Public Procurement Law

Finding 1: Procuring a research & development (R&D) activity without a specified outcome falls under public procurement rules only if the public purchaser reserves the results from the R&D services (e.g. intellectual property rights) for itself. If the public purchaser does not reserve the results for itself, state aid law applies.

The public purchaser should organize the process through a public procurement procedure from the beginning if a purchase after the R&D phase is planned. Otherwise, the participants of the R&D phase would have an unfair advantage as tenderers in the subsequent public procurement procedure.
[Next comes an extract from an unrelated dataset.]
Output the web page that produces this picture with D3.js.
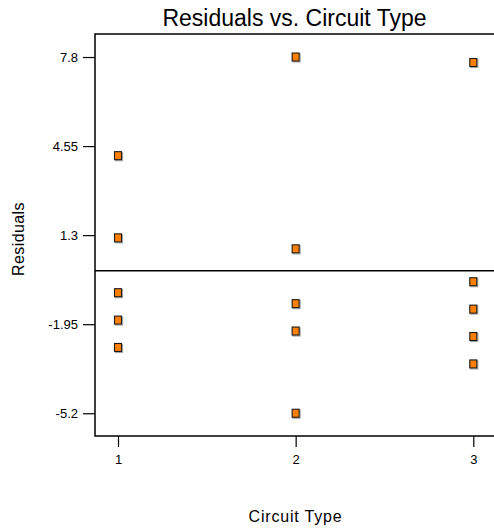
<!DOCTYPE html>
<html>
<head>
<meta charset="utf-8">
<script src="https://cdn.jsdelivr.net/npm/d3@7"></script>
<style>
  html, body { margin: 0; padding: 0; background: #fff; }
  svg { display: block; font-family: Arial, "Liberation Sans", sans-serif; }
</style>
</head>
<body>
<svg id="chart" width="494" height="529"></svg>
<script>
// Residuals for each circuit type (five runs per type)
const circuitTypes = [1, 2, 3];
const residualsType1 = [4.2, 1.2, -0.8, -1.8, -2.8];
const residualsType2 = [7.8, 0.8, -1.2, -2.2, -5.2];
const residualsType3 = [7.6, -0.4, -1.4, -2.4, -3.4];
const yTickValues = [-5.2, -1.95, 1.3, 4.55, 7.8];
const yTickLabels = ["-5.2", "-1.95", "1.3", "4.55", "7.8"];
const xTickLabels = ["1", "2", "3"];

const groups = [residualsType1, residualsType2, residualsType3];
const points = [];
groups.forEach((vals, i) => vals.forEach(v => points.push({ type: circuitTypes[i], r: v })));

const plot = { left: 95, top: 34, right: 494, bottom: 436 };
const FONT = "Arial, 'Liberation Sans', sans-serif";

const svg = d3.select("#chart");

const x = d3.scaleLinear().domain([0.8705, 3.1165]).range([plot.left, plot.right]);
const y = d3.scaleLinear().domain([-6.03, 8.64]).range([plot.bottom, plot.top]);

// Title
svg.append("text")
  .attr("x", (plot.left + plot.right) / 2)
  .attr("y", 26)
  .attr("text-anchor", "middle")
  .attr("font-size", 23)
  .attr("fill", "#000")
  .text("Residuals vs. Circuit Type");

// Frame: left, bottom and top edges
svg.append("path")
  .attr("d", `M${plot.right},${plot.top}H${plot.left}V${plot.bottom}H${plot.right}`)
  .attr("fill", "none")
  .attr("stroke", "#000")
  .attr("stroke-width", 1.5);

// Y axis
const yAxis = d3.axisLeft(y)
  .tickValues(yTickValues)
  .tickFormat((d, i) => yTickLabels[i])
  .tickSize(12)
  .tickPadding(5);
const gy = svg.append("g").attr("transform", `translate(${plot.left},0)`).call(yAxis);
gy.select(".domain").remove();
gy.selectAll(".tick line").attr("stroke", "#000").attr("stroke-width", 1.2);
gy.selectAll(".tick text").attr("font-size", 13).attr("fill", "#000").attr("font-family", FONT);

// X axis
const xAxis = d3.axisBottom(x)
  .tickValues(circuitTypes)
  .tickFormat((d, i) => xTickLabels[i])
  .tickSize(11)
  .tickPadding(8);
const gx = svg.append("g").attr("transform", `translate(0,${plot.bottom})`).call(xAxis);
gx.select(".domain").remove();
gx.selectAll(".tick line").attr("stroke", "#000").attr("stroke-width", 1.2);
gx.selectAll(".tick text").attr("font-size", 13).attr("fill", "#000").attr("font-family", FONT);

// Zero reference line
svg.append("line")
  .attr("x1", plot.left).attr("x2", plot.right)
  .attr("y1", y(0)).attr("y2", y(0))
  .attr("stroke", "#000")
  .attr("stroke-width", 1.5);

// Axis titles
svg.append("text")
  .attr("transform", `translate(24,${(plot.top + plot.bottom) / 2 + 4}) rotate(-90)`)
  .attr("text-anchor", "middle")
  .attr("font-size", 16)
  .attr("letter-spacing", 0.4)
  .attr("fill", "#000")
  .text("Residuals");

svg.append("text")
  .attr("x", (plot.left + plot.right) / 2 + 1)
  .attr("y", 522)
  .attr("text-anchor", "middle")
  .attr("font-size", 16)
  .attr("letter-spacing", 0.8)
  .attr("fill", "#000")
  .text("Circuit Type");

// Markers: square with a soft gray drop shadow
const mw = 7, mh = 8;
const marks = svg.append("g");
marks.selectAll("rect.shadow")
  .data(points)
  .join("rect")
  .attr("class", "shadow")
  .attr("x", d => x(d.type) - mw / 2 + 1)
  .attr("y", d => y(d.r) - mh / 2 + 1)
  .attr("width", mw)
  .attr("height", mh)
  .attr("fill", "none")
  .attr("stroke", "#aaa")
  .attr("stroke-width", 1.2);
marks.selectAll("rect.pt")
  .data(points)
  .join("rect")
  .attr("class", "pt")
  .attr("x", d => x(d.type) - mw / 2)
  .attr("y", d => y(d.r) - mh / 2)
  .attr("width", mw)
  .attr("height", mh)
  .attr("fill", "#ff8000")
  .attr("stroke", "#1a1a1a")
  .attr("stroke-width", 1.1);
</script>
</body>
</html>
Finding 2: Flexible procurement procedures conflict with economic efficiency and fair competition. The more flexibility the procedures provide, the more risks for discrimination and arbitrary decisions they entail.
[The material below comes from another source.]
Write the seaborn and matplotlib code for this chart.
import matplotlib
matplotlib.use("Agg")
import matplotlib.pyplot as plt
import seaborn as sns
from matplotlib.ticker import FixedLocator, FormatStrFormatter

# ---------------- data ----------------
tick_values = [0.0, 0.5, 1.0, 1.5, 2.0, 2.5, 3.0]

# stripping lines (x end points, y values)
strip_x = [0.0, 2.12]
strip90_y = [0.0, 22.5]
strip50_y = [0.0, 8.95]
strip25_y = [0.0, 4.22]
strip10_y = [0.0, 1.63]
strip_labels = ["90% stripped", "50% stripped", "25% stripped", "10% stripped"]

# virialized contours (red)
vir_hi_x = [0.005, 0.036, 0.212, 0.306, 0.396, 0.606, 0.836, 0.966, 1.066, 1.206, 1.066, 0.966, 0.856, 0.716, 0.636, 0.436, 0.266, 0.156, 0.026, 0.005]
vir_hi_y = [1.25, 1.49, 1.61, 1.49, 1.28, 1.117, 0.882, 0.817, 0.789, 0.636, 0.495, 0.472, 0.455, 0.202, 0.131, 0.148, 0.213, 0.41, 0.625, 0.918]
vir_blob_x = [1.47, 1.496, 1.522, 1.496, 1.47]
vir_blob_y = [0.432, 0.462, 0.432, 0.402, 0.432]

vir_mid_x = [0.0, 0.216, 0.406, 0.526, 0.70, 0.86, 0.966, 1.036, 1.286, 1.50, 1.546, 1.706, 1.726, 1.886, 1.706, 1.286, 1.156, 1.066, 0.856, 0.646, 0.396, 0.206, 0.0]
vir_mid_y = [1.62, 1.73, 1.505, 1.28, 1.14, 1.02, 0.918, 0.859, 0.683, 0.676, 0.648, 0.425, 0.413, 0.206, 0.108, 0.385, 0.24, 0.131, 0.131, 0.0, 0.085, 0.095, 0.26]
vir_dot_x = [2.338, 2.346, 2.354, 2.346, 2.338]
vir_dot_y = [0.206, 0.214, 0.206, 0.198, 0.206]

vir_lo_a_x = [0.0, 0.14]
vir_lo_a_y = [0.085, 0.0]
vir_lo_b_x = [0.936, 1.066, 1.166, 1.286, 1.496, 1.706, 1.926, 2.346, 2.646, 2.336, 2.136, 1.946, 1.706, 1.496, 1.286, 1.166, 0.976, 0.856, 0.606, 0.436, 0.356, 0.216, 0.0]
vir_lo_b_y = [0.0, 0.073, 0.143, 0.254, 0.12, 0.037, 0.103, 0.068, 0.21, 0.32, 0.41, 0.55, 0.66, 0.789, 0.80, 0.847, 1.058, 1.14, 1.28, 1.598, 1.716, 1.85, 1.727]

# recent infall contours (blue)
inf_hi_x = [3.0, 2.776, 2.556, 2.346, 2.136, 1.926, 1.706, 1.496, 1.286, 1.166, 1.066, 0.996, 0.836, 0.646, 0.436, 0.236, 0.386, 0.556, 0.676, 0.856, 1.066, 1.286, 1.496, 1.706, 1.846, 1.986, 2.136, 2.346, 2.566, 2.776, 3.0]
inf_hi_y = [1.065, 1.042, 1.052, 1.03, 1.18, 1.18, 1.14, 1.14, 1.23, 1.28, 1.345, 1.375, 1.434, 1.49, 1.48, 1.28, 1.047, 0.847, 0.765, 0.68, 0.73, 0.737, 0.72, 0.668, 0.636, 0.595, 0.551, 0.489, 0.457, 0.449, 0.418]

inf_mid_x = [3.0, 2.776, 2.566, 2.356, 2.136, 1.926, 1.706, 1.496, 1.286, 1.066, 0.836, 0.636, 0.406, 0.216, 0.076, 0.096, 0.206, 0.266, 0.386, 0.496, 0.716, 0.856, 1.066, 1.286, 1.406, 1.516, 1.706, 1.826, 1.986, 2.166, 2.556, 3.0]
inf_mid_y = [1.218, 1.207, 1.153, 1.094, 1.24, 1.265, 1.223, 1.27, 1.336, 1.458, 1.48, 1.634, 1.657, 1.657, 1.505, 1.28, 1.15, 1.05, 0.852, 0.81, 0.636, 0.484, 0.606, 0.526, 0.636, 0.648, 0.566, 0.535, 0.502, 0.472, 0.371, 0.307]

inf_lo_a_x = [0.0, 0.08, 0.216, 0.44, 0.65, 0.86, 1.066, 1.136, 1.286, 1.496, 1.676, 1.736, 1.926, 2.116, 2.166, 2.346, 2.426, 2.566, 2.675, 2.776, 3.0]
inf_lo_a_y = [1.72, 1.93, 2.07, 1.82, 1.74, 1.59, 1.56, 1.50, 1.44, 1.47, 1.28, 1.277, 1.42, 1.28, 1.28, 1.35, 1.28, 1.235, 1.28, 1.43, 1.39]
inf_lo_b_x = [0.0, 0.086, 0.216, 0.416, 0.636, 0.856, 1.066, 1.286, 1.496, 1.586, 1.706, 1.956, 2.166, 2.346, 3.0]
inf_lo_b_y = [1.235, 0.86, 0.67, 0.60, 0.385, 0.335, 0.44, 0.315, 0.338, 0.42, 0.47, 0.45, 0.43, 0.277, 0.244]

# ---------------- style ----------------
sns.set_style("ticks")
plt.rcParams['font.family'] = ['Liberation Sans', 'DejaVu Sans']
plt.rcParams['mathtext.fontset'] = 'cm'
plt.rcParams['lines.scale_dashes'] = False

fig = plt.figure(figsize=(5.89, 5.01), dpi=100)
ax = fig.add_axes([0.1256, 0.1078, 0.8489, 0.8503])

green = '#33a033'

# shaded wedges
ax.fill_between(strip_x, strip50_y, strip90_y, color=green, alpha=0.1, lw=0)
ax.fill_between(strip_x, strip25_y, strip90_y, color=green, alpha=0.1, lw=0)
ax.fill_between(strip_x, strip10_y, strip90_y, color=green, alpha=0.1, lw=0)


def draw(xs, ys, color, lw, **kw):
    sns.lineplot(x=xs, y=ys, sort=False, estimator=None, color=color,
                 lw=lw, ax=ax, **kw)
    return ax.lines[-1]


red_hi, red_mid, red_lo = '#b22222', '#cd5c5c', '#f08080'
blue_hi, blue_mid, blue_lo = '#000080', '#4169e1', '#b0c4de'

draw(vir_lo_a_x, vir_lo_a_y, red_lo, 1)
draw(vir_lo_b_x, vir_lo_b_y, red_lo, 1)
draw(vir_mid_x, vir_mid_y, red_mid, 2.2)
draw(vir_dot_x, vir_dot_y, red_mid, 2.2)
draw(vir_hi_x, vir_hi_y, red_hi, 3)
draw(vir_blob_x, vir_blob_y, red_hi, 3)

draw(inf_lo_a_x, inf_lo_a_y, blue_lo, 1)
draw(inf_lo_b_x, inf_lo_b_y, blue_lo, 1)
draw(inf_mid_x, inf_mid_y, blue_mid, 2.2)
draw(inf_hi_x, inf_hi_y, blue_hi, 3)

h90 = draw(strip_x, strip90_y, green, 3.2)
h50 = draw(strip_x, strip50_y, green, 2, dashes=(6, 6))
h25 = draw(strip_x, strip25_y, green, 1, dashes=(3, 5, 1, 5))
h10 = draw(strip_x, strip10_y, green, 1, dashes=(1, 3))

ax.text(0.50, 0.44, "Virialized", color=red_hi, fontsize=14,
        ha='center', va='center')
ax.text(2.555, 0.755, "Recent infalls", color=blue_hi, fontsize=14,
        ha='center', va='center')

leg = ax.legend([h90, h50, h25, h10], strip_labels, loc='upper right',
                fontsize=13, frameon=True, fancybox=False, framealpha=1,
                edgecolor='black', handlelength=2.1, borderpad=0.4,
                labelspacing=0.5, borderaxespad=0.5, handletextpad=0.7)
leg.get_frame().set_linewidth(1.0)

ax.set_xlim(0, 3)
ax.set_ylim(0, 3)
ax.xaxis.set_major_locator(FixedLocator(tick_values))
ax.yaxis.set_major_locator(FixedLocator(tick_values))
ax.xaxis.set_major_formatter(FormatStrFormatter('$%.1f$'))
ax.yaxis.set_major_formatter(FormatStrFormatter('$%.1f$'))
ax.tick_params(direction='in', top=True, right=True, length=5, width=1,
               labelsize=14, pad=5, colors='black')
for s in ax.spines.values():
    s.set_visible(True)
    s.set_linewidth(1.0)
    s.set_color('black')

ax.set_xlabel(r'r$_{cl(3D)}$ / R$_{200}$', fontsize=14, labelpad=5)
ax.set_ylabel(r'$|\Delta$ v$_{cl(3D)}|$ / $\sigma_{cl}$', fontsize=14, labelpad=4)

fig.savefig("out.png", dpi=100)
Legislators should clarify what deviations from the principles of economic efficiency and fair competition in innovation partnerships are necessary and therefore acceptable. This can help to minimize the public purchaser’s risk of legal challenges against innovation partnerships by unsuccessful tenderers.

Finding 3: After an innovation has been developed, the market for it tends to close because its developer has a head start in know-how and a potential monopoly on the intellectual property rights. In the procurement context, this is particularly problematic because the development of such closed markets is subsidized with public funds.

Legislators should promote suitable distribution of the intellectual property rights between the public purchaser and the tenderer, which is key to ensuring that the markets created remain open. If included in the purchasing contract, this safeguard can help to counteract lack of competition in innovative procurement procedures.